## Instructions for the task
Identify the lines that contain the word "picture" and copy each one.

───── Information provided ─────

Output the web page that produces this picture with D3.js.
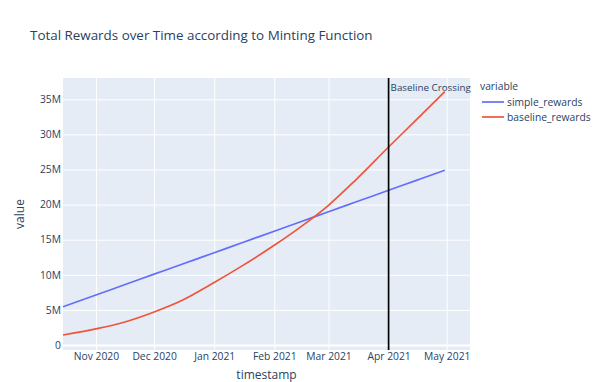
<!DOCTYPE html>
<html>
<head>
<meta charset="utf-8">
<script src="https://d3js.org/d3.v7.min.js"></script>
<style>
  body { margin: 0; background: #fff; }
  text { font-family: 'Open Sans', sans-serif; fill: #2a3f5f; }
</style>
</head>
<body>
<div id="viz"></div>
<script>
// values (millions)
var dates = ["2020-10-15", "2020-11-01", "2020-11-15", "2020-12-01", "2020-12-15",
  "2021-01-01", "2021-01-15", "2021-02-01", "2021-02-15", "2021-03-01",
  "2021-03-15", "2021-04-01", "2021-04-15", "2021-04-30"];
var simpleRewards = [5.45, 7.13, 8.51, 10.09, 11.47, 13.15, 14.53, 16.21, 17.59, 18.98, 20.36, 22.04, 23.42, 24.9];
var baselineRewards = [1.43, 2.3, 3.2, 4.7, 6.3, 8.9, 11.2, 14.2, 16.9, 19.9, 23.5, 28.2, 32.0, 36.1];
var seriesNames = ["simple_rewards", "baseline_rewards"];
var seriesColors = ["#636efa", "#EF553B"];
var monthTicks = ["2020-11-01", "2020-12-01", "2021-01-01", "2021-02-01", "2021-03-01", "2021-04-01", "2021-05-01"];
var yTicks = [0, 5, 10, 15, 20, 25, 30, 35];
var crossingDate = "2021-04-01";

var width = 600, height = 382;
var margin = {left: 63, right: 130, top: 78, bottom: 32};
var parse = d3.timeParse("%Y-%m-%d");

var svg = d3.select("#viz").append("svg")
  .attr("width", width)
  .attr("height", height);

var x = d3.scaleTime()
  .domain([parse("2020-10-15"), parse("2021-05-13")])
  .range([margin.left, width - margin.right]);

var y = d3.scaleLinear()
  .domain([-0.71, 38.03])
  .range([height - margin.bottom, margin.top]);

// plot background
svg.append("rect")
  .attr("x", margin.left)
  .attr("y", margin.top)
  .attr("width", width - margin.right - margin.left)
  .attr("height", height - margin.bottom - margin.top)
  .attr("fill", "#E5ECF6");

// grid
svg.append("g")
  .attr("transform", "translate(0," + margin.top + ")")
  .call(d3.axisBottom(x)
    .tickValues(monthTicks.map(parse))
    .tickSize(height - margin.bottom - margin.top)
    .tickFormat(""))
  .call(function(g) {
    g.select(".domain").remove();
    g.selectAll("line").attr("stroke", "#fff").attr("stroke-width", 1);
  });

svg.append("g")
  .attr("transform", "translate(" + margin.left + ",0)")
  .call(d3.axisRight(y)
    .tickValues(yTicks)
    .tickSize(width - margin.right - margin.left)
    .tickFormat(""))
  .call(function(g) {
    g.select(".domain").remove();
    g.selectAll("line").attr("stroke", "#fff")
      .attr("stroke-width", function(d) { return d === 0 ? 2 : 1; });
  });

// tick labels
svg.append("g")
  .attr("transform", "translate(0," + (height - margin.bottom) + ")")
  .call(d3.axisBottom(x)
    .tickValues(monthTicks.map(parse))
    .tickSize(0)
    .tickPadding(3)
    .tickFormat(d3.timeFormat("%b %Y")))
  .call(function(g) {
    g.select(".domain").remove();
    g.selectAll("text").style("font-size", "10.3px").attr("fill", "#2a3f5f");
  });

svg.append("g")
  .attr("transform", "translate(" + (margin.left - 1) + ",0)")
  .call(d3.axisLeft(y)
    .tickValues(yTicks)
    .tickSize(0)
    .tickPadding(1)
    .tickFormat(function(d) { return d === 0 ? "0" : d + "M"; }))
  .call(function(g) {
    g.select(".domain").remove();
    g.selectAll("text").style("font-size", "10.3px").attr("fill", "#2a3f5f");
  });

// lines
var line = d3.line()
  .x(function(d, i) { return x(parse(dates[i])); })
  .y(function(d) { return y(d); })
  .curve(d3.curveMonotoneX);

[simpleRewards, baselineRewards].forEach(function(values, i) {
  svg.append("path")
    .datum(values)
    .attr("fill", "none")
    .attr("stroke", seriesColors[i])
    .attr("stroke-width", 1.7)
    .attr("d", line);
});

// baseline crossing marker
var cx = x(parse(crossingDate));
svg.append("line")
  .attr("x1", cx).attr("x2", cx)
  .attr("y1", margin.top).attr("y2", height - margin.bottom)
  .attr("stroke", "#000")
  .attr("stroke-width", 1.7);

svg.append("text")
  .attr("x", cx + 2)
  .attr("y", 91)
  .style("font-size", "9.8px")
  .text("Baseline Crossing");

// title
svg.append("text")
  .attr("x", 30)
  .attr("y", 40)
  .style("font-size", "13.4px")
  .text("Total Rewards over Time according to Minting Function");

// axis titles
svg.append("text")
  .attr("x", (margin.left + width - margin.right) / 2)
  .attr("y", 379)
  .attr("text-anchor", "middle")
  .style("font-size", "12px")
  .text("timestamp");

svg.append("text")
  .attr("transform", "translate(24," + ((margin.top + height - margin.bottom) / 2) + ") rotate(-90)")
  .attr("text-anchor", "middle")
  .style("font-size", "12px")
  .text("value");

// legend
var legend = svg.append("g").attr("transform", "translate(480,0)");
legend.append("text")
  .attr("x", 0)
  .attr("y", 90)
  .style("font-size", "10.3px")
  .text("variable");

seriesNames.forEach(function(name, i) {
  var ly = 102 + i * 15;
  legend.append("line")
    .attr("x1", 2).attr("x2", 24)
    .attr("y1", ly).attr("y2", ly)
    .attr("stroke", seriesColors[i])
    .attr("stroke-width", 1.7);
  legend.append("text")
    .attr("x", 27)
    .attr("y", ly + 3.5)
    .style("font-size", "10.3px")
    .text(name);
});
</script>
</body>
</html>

─────

## Response to the task
Output the web page that produces this picture with D3.js.

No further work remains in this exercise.